Fraser Institute ranking
| Report | Current | Last Five Years |
|---|---|---|
| 2013 | 557/725 | 580/691 |
| 2016 | 338/747 | 453/623 |
| 2017 | 390/738 | 416/625 |

==The Tritons==
Nantyr Shores has a Triton as their mascot, nicknamed Regan. It was named this after a former vice-principal at Nantyr died of cancer. The mascot is represented as an aqua-type man with blonde hair and bare chest, as well as gold and teal pants. The mascot was purchased by the 2005-2006 Nantyr Shores Student Council.

==Athletics==

- Baseball
- Basketball
- Cross country
- Curling
- Dance Team
- Flag football and Football
- Golf
- Hockey
- Rugby
- Soccer
- Swimming
- Track and field
- Volleyball
- Wrestling

== Events and projects ==

===Spin 4 Kids===
Spin 4 Kids was an annual event that took place at Nantyr Shores. This event is to raise money not only for Nantyr's sports teams and clubs but the Royal Victorian Hospitals Cancer Care Center. Spin 4 Kids consisted of over 50 riders at a time pedalling on exercise bikes for 12 hours, live entertainment, a Hallway of Achievement, silent auction, and plenty of refreshments. This event is put together mostly by students. From 2005 to 2008 the event raised over $18,000 for the RVH Cancer Care Centre, and approximately $68,000 for Nantyr's sports teams and clubs. The event is no longer run.

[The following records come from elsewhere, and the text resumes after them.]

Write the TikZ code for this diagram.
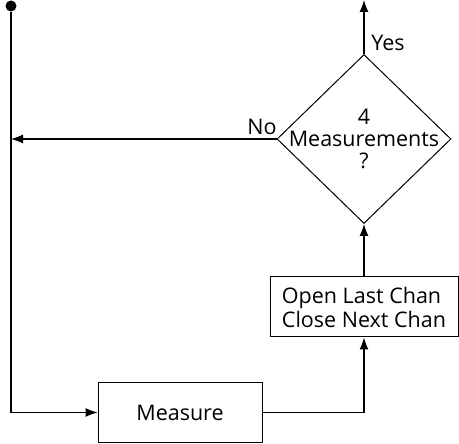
\documentclass[tikz,border=0pt]{standalone}
\usepackage{fontspec}
\setmainfont{Open Sans}
\usetikzlibrary{shapes.geometric}
\usetikzlibrary{arrows.meta}
\tikzstyle{block}=[rectangle, draw, line width=1pt, inner sep=0pt]
\tikzstyle{flow}=[line width=1.1pt, -{Latex[length=12pt,width=9pt]}]
\tikzstyle{txt}=[font=\fontsize{21.5}{24}\selectfont, inner sep=0pt]

\begin{document}
\begin{tikzpicture}[x=1pt, y=-1pt]
        \useasboundingbox (0,0) rectangle (459,444);
        % nodes
        \node[fill=black, circle, inner sep=0pt, minimum size=11pt] (start) at (11,6) {};
        \node[block, minimum width=164pt, minimum height=59pt] (meas) at (180,412.5) {};
        \node[txt] (meastext) at (meas) {Measure};
        \node[block, minimum width=188pt, minimum height=60pt] (chan) at (364,307) {};
        \node[txt, align=left] (chantext) at (chan) {Open Last Chan\\Close Next Chan};
        \node[diamond, draw, line width=1pt, minimum width=174pt, minimum height=169pt, inner sep=0pt] (test) at (364,139) {};
        \node[txt, align=center, font=\fontsize{21.5}{22}\selectfont] (testtext) at (test) {4\\Measurements\\?};
        \coordinate (done) at (364,0);
        \node[txt] (yes) at (388,43) {Yes};
        \node[txt] (no) at (262,127) {No};

        % edges
        \draw[flow] (start) |- (meas.west);
        \draw[flow] (meas.east) -| (chan.south);
        \draw[flow] (chan.north) -- (test.south);
        \draw[flow] (test.north) -- (done);
        \draw[flow] (test.west) -- (start |- test.west);
    \end{tikzpicture}
\end{document}
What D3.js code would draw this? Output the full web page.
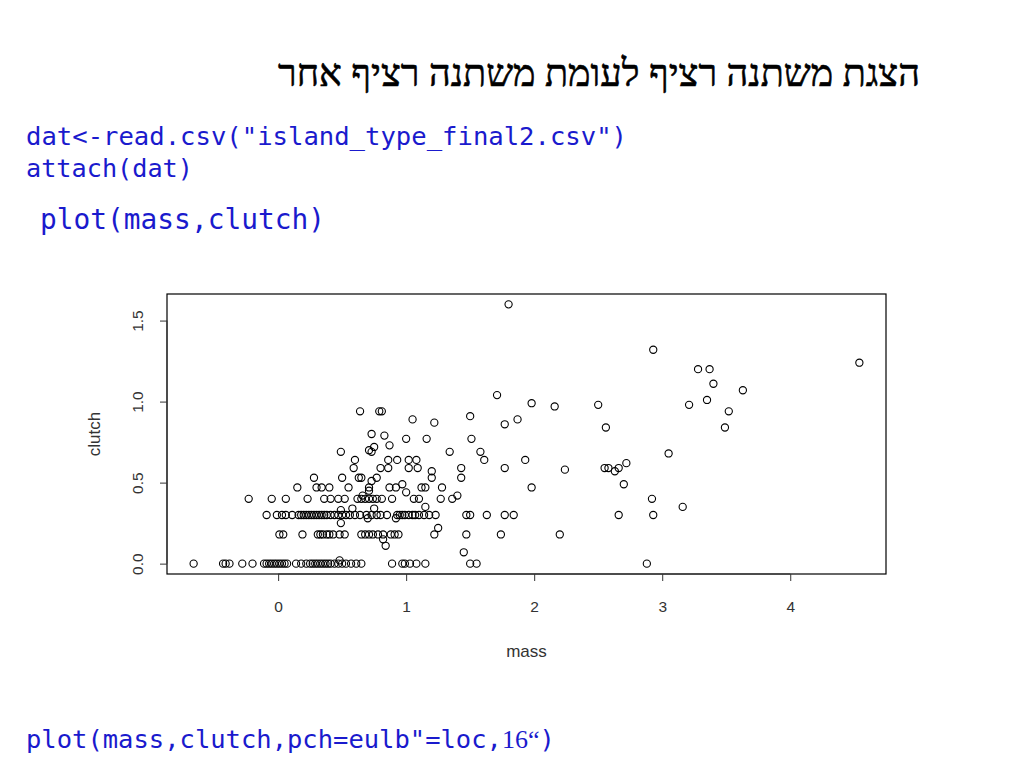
<!DOCTYPE html>
<html>
<head>
<meta charset="utf-8">
<script src="https://cdn.jsdelivr.net/npm/d3@7"></script>
<style>
  html, body { margin: 0; padding: 0; background: #ffffff; }
  svg { display: block; }
</style>
</head>
<body>
<svg id="chart" width="1024" height="768"></svg>
<script>
// ---- text ----
const titleText = "הצגת משתנה רציף לעומת משתנה רציף אחר";
const codeLines = ['dat<-read.csv("island_type_final2.csv")', 'attach(dat)'];
const plotCall = ' plot(mass,clutch)';
const bottomCallMono = 'plot(mass,clutch,pch=eulb"=loc,';
const bottomCallSerif = '16“';
const bottomCallEnd = ')';
const xLabel = "mass";
const yLabel = "clutch";
const xTicks = [0, 1, 2, 3, 4];
const yTicks = [0, 0.5, 1.0, 1.5];

// ---- data: rows of points sharing a clutch value ----
const clutchRows = [0, 0.18, 0.30, 0.40, 0.47];
const massRow0 = [-0.66, -0.43, -0.41, -0.38, -0.28, -0.20, -0.11, -0.09, -0.07, -0.05, -0.03, -0.01,
  0.01, 0.03, 0.05, 0.07, 0.14, 0.18, 0.22, 0.25, 0.27, 0.29, 0.31, 0.33, 0.35, 0.37, 0.39, 0.41,
  0.44, 0.47, 0.50, 0.53, 0.57, 0.61, 0.65, 0.89, 0.97, 0.99, 1.03, 1.08, 1.15, 1.50, 1.55, 2.88];
const massRow018 = [0.01, 0.04, 0.19, 0.31, 0.33, 0.35, 0.38, 0.40, 0.43, 0.48, 0.52, 0.65, 0.68,
  0.71, 0.74, 0.78, 0.82, 0.88, 0.91, 0.94, 1.22, 1.47, 1.74, 2.20];
const massRow030 = [-0.09, -0.01, 0.03, 0.06, 0.11, 0.16, 0.18, 0.20, 0.22, 0.24, 0.26, 0.28, 0.30,
  0.32, 0.34, 0.36, 0.38, 0.41, 0.44, 0.47, 0.50, 0.53, 0.56, 0.60, 0.64, 0.69, 0.73, 0.77, 0.80,
  0.85, 0.93, 0.95, 0.97, 0.99, 1.02, 1.05, 1.07, 1.10, 1.14, 1.18, 1.23, 1.47, 1.50, 1.63, 1.77,
  1.84, 2.66, 2.93];
const massRow040 = [-0.23, -0.05, 0.06, 0.23, 0.36, 0.41, 0.47, 0.52, 0.62, 0.65, 0.68, 0.71, 0.74,
  0.77, 0.81, 0.89, 1.06, 1.10, 1.27, 1.36, 2.92];
const massRow047 = [0.15, 0.30, 0.34, 0.40, 0.55, 0.71, 0.87, 0.92, 1.12, 1.15, 1.28, 1.98];

// ---- data: remaining scattered points ----
const otherMass = [1.40, 0.66, 0.97, 1.00, 0.71, 0.73,
  0.28, 0.50, 0.63, 0.65, 0.77, 1.20, 1.43,
  0.59, 0.80, 0.86, 1.02, 1.09, 1.20, 1.43, 1.77, 2.24, 2.55, 2.58, 2.63, 2.66, 2.72, 2.70,
  0.60, 0.86, 0.93, 1.02, 1.08, 1.61, 1.93,
  0.49, 0.71, 0.73, 0.75, 0.87, 1.34, 1.58, 3.05,
  0.73, 0.83, 1.00, 1.16, 1.51,
  0.64, 0.79, 0.81, 1.05, 1.22, 1.50, 1.77, 1.87, 2.56,
  1.71, 1.98, 2.16, 2.50, 3.21, 3.35, 3.52, 3.49,
  2.93, 3.28, 3.37, 3.40, 3.63, 4.54, 1.80,
  1.15, 1.25, 0.58, 0.49, 0.75, 0.70, 0.92, 0.49, 0.82, 0.84, 1.45, 0.48, 3.16];
const otherClutch = [0.42, 0.42, 0.49, 0.44, 0.45, 0.51,
  0.53, 0.53, 0.53, 0.53, 0.53, 0.53, 0.53,
  0.59, 0.59, 0.59, 0.59, 0.59, 0.57, 0.59, 0.59, 0.58, 0.59, 0.59, 0.57, 0.59, 0.62, 0.49,
  0.64, 0.64, 0.64, 0.64, 0.64, 0.64, 0.64,
  0.69, 0.70, 0.69, 0.72, 0.73, 0.69, 0.69, 0.68,
  0.80, 0.79, 0.77, 0.77, 0.77,
  0.94, 0.94, 0.94, 0.89, 0.87, 0.91, 0.86, 0.89, 0.84,
  1.04, 0.99, 0.97, 0.98, 0.98, 1.01, 0.94, 0.84,
  1.32, 1.20, 1.20, 1.11, 1.07, 1.24, 1.60,
  0.35, 0.22, 0.34, 0.33, 0.34, 0.28, 0.28, 0.25, 0.15, 0.11, 0.07, 0.02, 0.35];

// ---- assemble points ----
const rowMasses = [massRow0, massRow018, massRow030, massRow040, massRow047];
const points = [];
rowMasses.forEach((arr, i) => arr.forEach(m => points.push({ mass: m, clutch: clutchRows[i] })));
otherMass.forEach((m, i) => points.push({ mass: m, clutch: otherClutch[i] }));

const svg = d3.select("#chart");
const box = { left: 167, right: 886, top: 294, bottom: 574 };

// R-style 4% padded ranges
function padded(ext) { const p = (ext[1] - ext[0]) * 0.04; return [ext[0] - p, ext[1] + p]; }
const x = d3.scaleLinear().domain(padded(d3.extent(points, d => d.mass))).range([box.left, box.right]);
const y = d3.scaleLinear().domain(padded(d3.extent(points, d => d.clutch))).range([box.bottom, box.top]);

// ---- title ----
svg.append("text")
  .attr("x", 920).attr("y", 86)
  .attr("text-anchor", "end")
  .attr("font-family", "'Liberation Serif', 'DejaVu Serif', serif")
  .attr("font-size", 38)
  .attr("fill", "#000").attr("stroke", "#000").attr("stroke-width", 0.6)
  .attr("textLength", 642).attr("lengthAdjust", "spacingAndGlyphs")
  .text(titleText);

// ---- code lines ----
const blue = "#1a1acd";
const mono = "'DejaVu Sans Mono', 'Liberation Mono', monospace";
svg.append("text").attr("x", 26).attr("y", 145).attr("font-family", mono).attr("font-size", 25.5)
  .attr("fill", blue).attr("textLength", 601).attr("lengthAdjust", "spacingAndGlyphs").text(codeLines[0]);
svg.append("text").attr("x", 26).attr("y", 177).attr("font-family", mono).attr("font-size", 25.5)
  .attr("fill", blue).attr("textLength", 167).attr("lengthAdjust", "spacingAndGlyphs").text(codeLines[1]);
svg.append("text").attr("x", 40).attr("y", 229).attr("font-family", mono).attr("font-size", 27.5)
  .attr("fill", blue).attr("textLength", 285).attr("lengthAdjust", "spacingAndGlyphs").text(plotCall.trim());

const bottom = svg.append("text").attr("x", 26).attr("y", 748).attr("font-size", 25.5).attr("fill", blue);
bottom.append("tspan").attr("font-family", mono).text(bottomCallMono);
bottom.append("tspan").attr("font-family", "'Liberation Serif', serif").attr("font-size", 26).text(bottomCallSerif);
bottom.append("tspan").attr("font-family", mono).text(bottomCallEnd);

// ---- plot box ----
svg.append("rect")
  .attr("x", box.left).attr("y", box.top)
  .attr("width", box.right - box.left).attr("height", box.bottom - box.top)
  .attr("fill", "none").attr("stroke", "#000").attr("stroke-width", 1.2);

const axisFont = "'Liberation Sans', Arial, sans-serif";
const axisColor = "#333";

// x axis
const gx = svg.append("g").attr("transform", `translate(0,${box.bottom})`)
  .call(d3.axisBottom(x).tickValues(xTicks).tickSize(7).tickPadding(20).tickFormat(d3.format("d")));
gx.select(".domain").remove();
gx.selectAll("line").attr("stroke", axisColor);
gx.selectAll("text").attr("font-family", axisFont).attr("font-size", 15.5).attr("fill", axisColor);
gx.append("line").attr("x1", x(xTicks[0])).attr("x2", x(xTicks[xTicks.length - 1]))
  .attr("y1", 0).attr("y2", 0).attr("stroke", axisColor);

// y axis
const gy = svg.append("g").attr("transform", `translate(${box.left},0)`)
  .call(d3.axisLeft(y).tickValues(yTicks).tickSize(7).tickFormat(d3.format(".1f")));
gy.select(".domain").remove();
gy.selectAll("line").attr("stroke", axisColor);
gy.selectAll(".tick text")
  .attr("x", null).attr("dy", null)
  .attr("transform", "translate(-30,0) rotate(-90)")
  .attr("text-anchor", "middle")
  .attr("dominant-baseline", "central")
  .attr("font-family", axisFont).attr("font-size", 15.5).attr("fill", axisColor);
gy.append("line").attr("y1", y(yTicks[0])).attr("y2", y(yTicks[yTicks.length - 1]))
  .attr("x1", 0).attr("x2", 0).attr("stroke", axisColor);

// axis titles
svg.append("text").attr("x", (box.left + box.right) / 2).attr("y", 657)
  .attr("text-anchor", "middle").attr("font-family", axisFont).attr("font-size", 17).attr("fill", axisColor)
  .text(xLabel);
svg.append("text").attr("transform", `translate(100,${(box.top + box.bottom) / 2}) rotate(-90)`)
  .attr("text-anchor", "middle").attr("font-family", axisFont).attr("font-size", 17).attr("fill", axisColor)
  .text(yLabel);

// ---- points ----
svg.append("g").selectAll("circle").data(points).join("circle")
  .attr("cx", d => x(d.mass)).attr("cy", d => y(d.clutch))
  .attr("r", 3.6)
  .attr("fill", "none").attr("stroke", "#000").attr("stroke-width", 1.1);
</script>
</body>
</html>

===Green Tie Gala Project===
The Gala Project was an initiative set up by the ECOS Club and Challenge and Change class at Nantyr Shores to fund the future project of the placement of solar panels on top of the school's roof. The event was to help raise funds for the project and is supported by the community, local business, as well as the staff and students at Nantyr Shores.

The third annual Green Tie Gala that took place in 2012 earned approximately $3500.

Since, Nantyr Shores Secondary School has raised the $30,000 required and now has an array of solar panels on its roof.

== In the news ==
Nantyr Shores Secondary School has been talked about on national TV on two separate occasions.

The first taking place in 2013, after YouTube Video "Hallway Swimming" went viral, afterwards making appearances on talk shows such as The Ellen DeGeneres Show.

The second event took place in June 2017, when Nantyr had a transgender prom king, who won the title of Prom King after a joke by their friend took off.